Work to complete:
Retype each line of the material exactly, please, skipping any picture in it.

Stored data:
+++
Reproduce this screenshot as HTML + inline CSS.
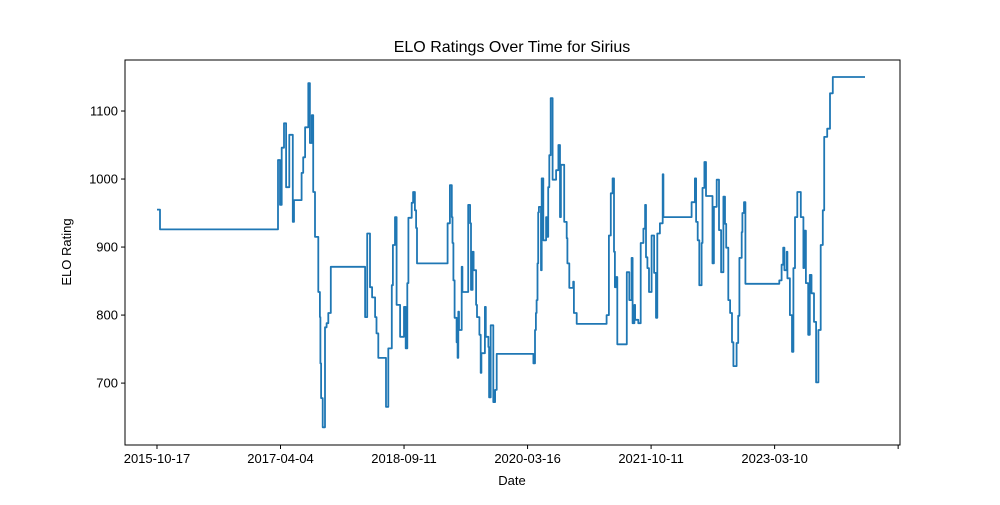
<!DOCTYPE html>
<html><head><meta charset="utf-8"><style>
body{margin:0;background:#fff;font-family:"Liberation Sans",sans-serif}
svg text{font-family:"Liberation Sans",sans-serif;fill:#000}
</style></head><body>
<svg id="chart" width="1000" height="500" viewBox="0 0 1000 500" xmlns="http://www.w3.org/2000/svg">
<rect width="1000" height="500" fill="#fff"/>
<text x="512" y="52" font-size="16" text-anchor="middle">ELO Ratings Over Time for Sirius</text>
<g id="plot"></g>
<rect x="125" y="60" width="775" height="385" fill="none" stroke="#000" stroke-width="1"/>
<text x="512" y="485" font-size="13" text-anchor="middle">Date</text>
<text x="71" y="252" font-size="13" text-anchor="middle" transform="rotate(-90 71 252)">ELO Rating</text>
</svg>
<script>
const days = [0,13,522,531,538,548,557,571,586,591,624,631,639,653,660,668,674,682,696,703,705,708,715,725,732,739,750,898,907,919,928,941,947,955,988,998,1013,1018,1027,1034,1049,1066,1073,1080,1085,1099,1105,1113,1118,1122,1254,1264,1272,1275,1279,1284,1293,1297,1300,1303,1315,1318,1343,1351,1355,1362,1366,1377,1381,1391,1397,1400,1415,1419,1430,1433,1440,1451,1459,1466,1624,1631,1635,1638,1642,1645,1648,1657,1660,1667,1679,1683,1688,1693,1699,1707,1722,1732,1739,1743,1757,1768,1771,1779,1796,1799,1811,1940,1950,1958,1966,1972,1976,1981,1986,2027,2038,2048,2052,2060,2063,2077,2087,2099,2106,2110,2116,2123,2134,2145,2153,2159,2170,2182,2185,2307,2321,2326,2333,2340,2350,2354,2362,2369,2397,2403,2415,2425,2434,2444,2451,2456,2465,2473,2481,2487,2501,2508,2513,2523,2526,2533,2539,2685,2695,2702,2707,2717,2720,2731,2740,2746,2753,2763,2778,2789,2792,2800,2810,2817,2824,2835,2844,2854,2864,2873,2879,2892,2904,2916,3055];
const ratings = [955,926,1028,962,1046,1082,988,1065,937,969,1009,1032,1076,1141,1053,1094,981,915,834,797,729,678,635,782,788,803,871,797,920,841,826,797,773,737,665,751,844,903,944,815,768,812,751,847,943,965,981,954,928,876,935,991,944,906,851,796,760,737,805,778,871,834,962,935,837,893,866,815,797,771,715,744,812,768,753,679,785,672,690,743,729,778,803,822,876,951,959,866,1001,910,944,915,988,1035,1119,999,1013,1050,944,1021,937,913,876,840,849,803,787,800,917,979,1001,893,841,856,757,863,822,884,788,815,793,788,906,927,962,885,869,834,917,862,796,920,935,1007,944,966,1001,937,910,844,906,987,1025,975,876,959,999,925,863,974,934,899,822,803,760,725,759,799,884,922,950,966,846,851,874,899,866,893,854,800,746,869,944,981,944,869,924,847,771,859,832,790,701,778,903,954,1062,1074,1126,1150,1150];
const xTickVals = [0,533,1066,1599,2132,2665,3198];
const xTickLabels = ["2015-10-17","2017-04-04","2018-09-11","2020-03-16","2021-10-11","2023-03-10",""];
const yTickVals = [700,800,900,1000,1100];

const X0=125,X1=900,Y0=60,Y1=445;
const dMin=-138,dMax=3206,vMin=609,vMax=1175;
const sx=d=>X0+(d-dMin)/(dMax-dMin)*(X1-X0);
const sy=v=>Y1-(v-vMin)/(vMax-vMin)*(Y1-Y0);
const NS="http://www.w3.org/2000/svg";
const g=document.getElementById('plot');
function mk(t,a){const e=document.createElementNS(NS,t);for(const k in a)e.setAttribute(k,a[k]);return e;}

xTickVals.forEach((d,i)=>{
  const x=sx(d);
  const t=mk('line',{x1:x,x2:x,y1:Y1,y2:Y1+4,stroke:'#000'});
  
  
  g.appendChild(t);
  const l=mk('text',{x:x,y:Y1+18,'font-size':13,'text-anchor':'middle'});
  
  
  l.textContent=xTickLabels[i];g.appendChild(l);
});
yTickVals.forEach(v=>{
  const y=sy(v);
  const t=mk('line',{x1:X0-4,x2:X0,y1:y,y2:y,stroke:'#000'});
  
  
  g.appendChild(t);
  const l=mk('text',{x:X0-7,y:y+4.5,'font-size':13,'text-anchor':'end'});
  
  
  l.textContent=v;g.appendChild(l);
});
let d='';
for(let i=0;i<days.length;i++){
  const x=sx(days[i]).toFixed(1),y=sy(ratings[i]).toFixed(1);
  if(i===0)d+='M'+x+' '+y;
  else d+=' H'+x+' V'+y;
}
const p=mk('path',{d:d,fill:'none',stroke:'#1f77b4','stroke-width':1.8,'stroke-linejoin':'round'});


g.appendChild(p);
</script>
</body></html>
+++
The answer:
Reproduce this screenshot as HTML + inline CSS.
<!DOCTYPE html>
<html><head><meta charset="utf-8"><style>
body{margin:0;background:#fff;font-family:"Liberation Sans",sans-serif}
svg text{font-family:"Liberation Sans",sans-serif;fill:#000}
</style></head><body>
<svg id="chart" width="1000" height="500" viewBox="0 0 1000 500" xmlns="http://www.w3.org/2000/svg">
<rect width="1000" height="500" fill="#fff"/>
<text x="512" y="52" font-size="16" text-anchor="middle">ELO Ratings Over Time for Sirius</text>
<g id="plot"></g>
<rect x="125" y="60" width="775" height="385" fill="none" stroke="#000" stroke-width="1"/>
<text x="512" y="485" font-size="13" text-anchor="middle">Date</text>
<text x="71" y="252" font-size="13" text-anchor="middle" transform="rotate(-90 71 252)">ELO Rating</text>
</svg>
<script>
const days = [0,13,522,531,538,548,557,571,586,591,624,631,639,653,660,668,674,682,696,703,705,708,715,725,732,739,750,898,907,919,928,941,947,955,988,998,1013,1018,1027,1034,1049,1066,1073,1080,1085,1099,1105,1113,1118,1122,1254,1264,1272,1275,1279,1284,1293,1297,1300,1303,1315,1318,1343,1351,1355,1362,1366,1377,1381,1391,1397,1400,1415,1419,1430,1433,1440,1451,1459,1466,1624,1631,1635,1638,1642,1645,1648,1657,1660,1667,1679,1683,1688,1693,1699,1707,1722,1732,1739,1743,1757,1768,1771,1779,1796,1799,1811,1940,1950,1958,1966,1972,1976,1981,1986,2027,2038,2048,2052,2060,2063,2077,2087,2099,2106,2110,2116,2123,2134,2145,2153,2159,2170,2182,2185,2307,2321,2326,2333,2340,2350,2354,2362,2369,2397,2403,2415,2425,2434,2444,2451,2456,2465,2473,2481,2487,2501,2508,2513,2523,2526,2533,2539,2685,2695,2702,2707,2717,2720,2731,2740,2746,2753,2763,2778,2789,2792,2800,2810,2817,2824,2835,2844,2854,2864,2873,2879,2892,2904,2916,3055];
const ratings = [955,926,1028,962,1046,1082,988,1065,937,969,1009,1032,1076,1141,1053,1094,981,915,834,797,729,678,635,782,788,803,871,797,920,841,826,797,773,737,665,751,844,903,944,815,768,812,751,847,943,965,981,954,928,876,935,991,944,906,851,796,760,737,805,778,871,834,962,935,837,893,866,815,797,771,715,744,812,768,753,679,785,672,690,743,729,778,803,822,876,951,959,866,1001,910,944,915,988,1035,1119,999,1013,1050,944,1021,937,913,876,840,849,803,787,800,917,979,1001,893,841,856,757,863,822,884,788,815,793,788,906,927,962,885,869,834,917,862,796,920,935,1007,944,966,1001,937,910,844,906,987,1025,975,876,959,999,925,863,974,934,899,822,803,760,725,759,799,884,922,950,966,846,851,874,899,866,893,854,800,746,869,944,981,944,869,924,847,771,859,832,790,701,778,903,954,1062,1074,1126,1150,1150];
const xTickVals = [0,533,1066,1599,2132,2665,3198];
const xTickLabels = ["2015-10-17","2017-04-04","2018-09-11","2020-03-16","2021-10-11","2023-03-10",""];
const yTickVals = [700,800,900,1000,1100];

const X0=125,X1=900,Y0=60,Y1=445;
const dMin=-138,dMax=3206,vMin=609,vMax=1175;
const sx=d=>X0+(d-dMin)/(dMax-dMin)*(X1-X0);
const sy=v=>Y1-(v-vMin)/(vMax-vMin)*(Y1-Y0);
const NS="http://www.w3.org/2000/svg";
const g=document.getElementById('plot');
function mk(t,a){const e=document.createElementNS(NS,t);for(const k in a)e.setAttribute(k,a[k]);return e;}

xTickVals.forEach((d,i)=>{
  const x=sx(d);
  const t=mk('line',{x1:x,x2:x,y1:Y1,y2:Y1+4,stroke:'#000'});
  
  
  g.appendChild(t);
  const l=mk('text',{x:x,y:Y1+18,'font-size':13,'text-anchor':'middle'});
  
  
  l.textContent=xTickLabels[i];g.appendChild(l);
});
yTickVals.forEach(v=>{
  const y=sy(v);
  const t=mk('line',{x1:X0-4,x2:X0,y1:y,y2:y,stroke:'#000'});
  
  
  g.appendChild(t);
  const l=mk('text',{x:X0-7,y:y+4.5,'font-size':13,'text-anchor':'end'});
  
  
  l.textContent=v;g.appendChild(l);
});
let d='';
for(let i=0;i<days.length;i++){
  const x=sx(days[i]).toFixed(1),y=sy(ratings[i]).toFixed(1);
  if(i===0)d+='M'+x+' '+y;
  else d+=' H'+x+' V'+y;
}
const p=mk('path',{d:d,fill:'none',stroke:'#1f77b4','stroke-width':1.8,'stroke-linejoin':'round'});


g.appendChild(p);
</script>
</body></html>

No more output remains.